# TASK PROMPT
Print the lines of the listing below verbatim from its first line through the line bearing "convertible_share = series_values[0]". Any pictures are to be omitted.

# DATA
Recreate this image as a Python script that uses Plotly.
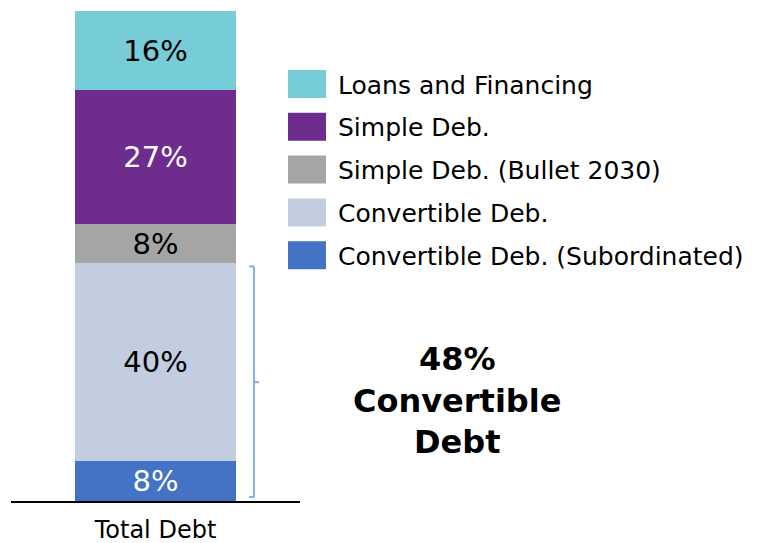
import plotly.graph_objects as go

# Debt composition (share of total debt, %), stacked bottom to top
categories = ["Total Debt"]
series_names = [
    "Convertible Deb. (Subordinated)",
    "Convertible Deb.",
    "Simple Deb. (Bullet 2030)",
    "Simple Deb.",
    "Loans and Financing",
]
series_values = [8, 40, 8, 27, 16]
series_colors = ["#4472C4", "#C3CDE0", "#A5A5A5", "#6F2C8F", "#77CDD7"]
label_colors = ["#FFFFFF", "#000000", "#000000", "#FFFFFF", "#000000"]
legend_order = [4, 3, 2, 1, 0]
convertible_share = series_values[0] + series_values[1]

W, H = 758, 543
M_L, M_R, M_T, M_B = 0, 0, 11, 42
FONT = "DejaVu Sans"


def px_x(px):
    return (px - M_L) / (W - M_L - M_R)


def px_y(py):
    return 1 - (py - M_T) / (H - M_T - M_B)


fig = go.Figure()
for name, val, col, lc in zip(series_names, series_values, series_colors, label_colors):
    fig.add_trace(go.Bar(
        x=categories, y=[val], name=name,
        marker=dict(color=col, line=dict(width=0)),
        width=0.56,
        text=[f"{val}%"], textposition="inside", insidetextanchor="middle",
        constraintext="none",
        textfont=dict(family=FONT, size=29, color=lc),
        showlegend=False, hoverinfo="name+y",
    ))

shapes = []
annotations = []

# legend: swatch + label, top to bottom
for row, idx in enumerate(legend_order):
    cy = 84 + row * 42.8
    shapes.append(dict(type="rect", xref="paper", yref="paper",
                       x0=px_x(288), x1=px_x(326), y0=px_y(cy + 14), y1=px_y(cy - 14),
                       fillcolor=series_colors[idx], line=dict(width=0)))
    annotations.append(dict(xref="paper", yref="paper", x=px_x(336), y=px_y(cy + 1),
                            xanchor="left", yanchor="middle", showarrow=False,
                            text=series_names[idx],
                            font=dict(family=FONT, size=25, color="#000000")))

# bracket around the convertible segments
bc = "#7CB4EA"
bx = px_x(254)
y_lo, y_hi = 0.8, convertible_share - 0.6
shapes += [
    dict(type="line", xref="paper", yref="y", x0=bx, x1=bx, y0=y_lo, y1=y_hi, line=dict(color=bc, width=2)),
    dict(type="line", xref="paper", yref="y", x0=px_x(249), x1=bx, y0=y_hi, y1=y_hi, line=dict(color=bc, width=2)),
    dict(type="line", xref="paper", yref="y", x0=px_x(249), x1=bx, y0=y_lo, y1=y_lo, line=dict(color=bc, width=2)),
    dict(type="line", xref="paper", yref="y", x0=bx, x1=px_x(259), y0=convertible_share / 2, y1=convertible_share / 2,
         line=dict(color=bc, width=2)),
]

annotations.append(dict(xref="paper", yref="paper", x=px_x(457), y=px_y(400),
                        xanchor="center", yanchor="middle", showarrow=False,
                        text=f"<b>{convertible_share}%<br>Convertible<br>Debt</b>",
                        font=dict(family=FONT, size=32, color="#000000")))

fig.update_layout(
    width=W, height=H,
    margin=dict(l=M_L, r=M_R, t=M_T, b=M_B, autoexpand=False),
    barmode="stack",
    plot_bgcolor="white", paper_bgcolor="white",
    shapes=shapes, annotations=annotations,
    xaxis=dict(domain=[px_x(11), px_x(300)], range=[-0.5, 0.5],
               showline=True, linecolor="#000000", linewidth=2,
               showgrid=False, zeroline=False, ticks="", automargin=False,
               ticklabelstandoff=6,
               tickfont=dict(family=FONT, size=24, color="#000000")),
    yaxis=dict(range=[0, sum(series_values)], visible=False, showgrid=False, zeroline=False,
               automargin=False),
)

fig.write_html("out.html")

# RESPONSE TO THIS TASK
Recreate this image as a Python script that uses Plotly.
import plotly.graph_objects as go

# Debt composition (share of total debt, %), stacked bottom to top
categories = ["Total Debt"]
series_names = [
    "Convertible Deb. (Subordinated)",
    "Convertible Deb.",
    "Simple Deb. (Bullet 2030)",
    "Simple Deb.",
    "Loans and Financing",
]
series_values = [8, 40, 8, 27, 16]
series_colors = ["#4472C4", "#C3CDE0", "#A5A5A5", "#6F2C8F", "#77CDD7"]
label_colors = ["#FFFFFF", "#000000", "#000000", "#FFFFFF", "#000000"]
legend_order = [4, 3, 2, 1, 0]
convertible_share = series_values[0] + series_values[1]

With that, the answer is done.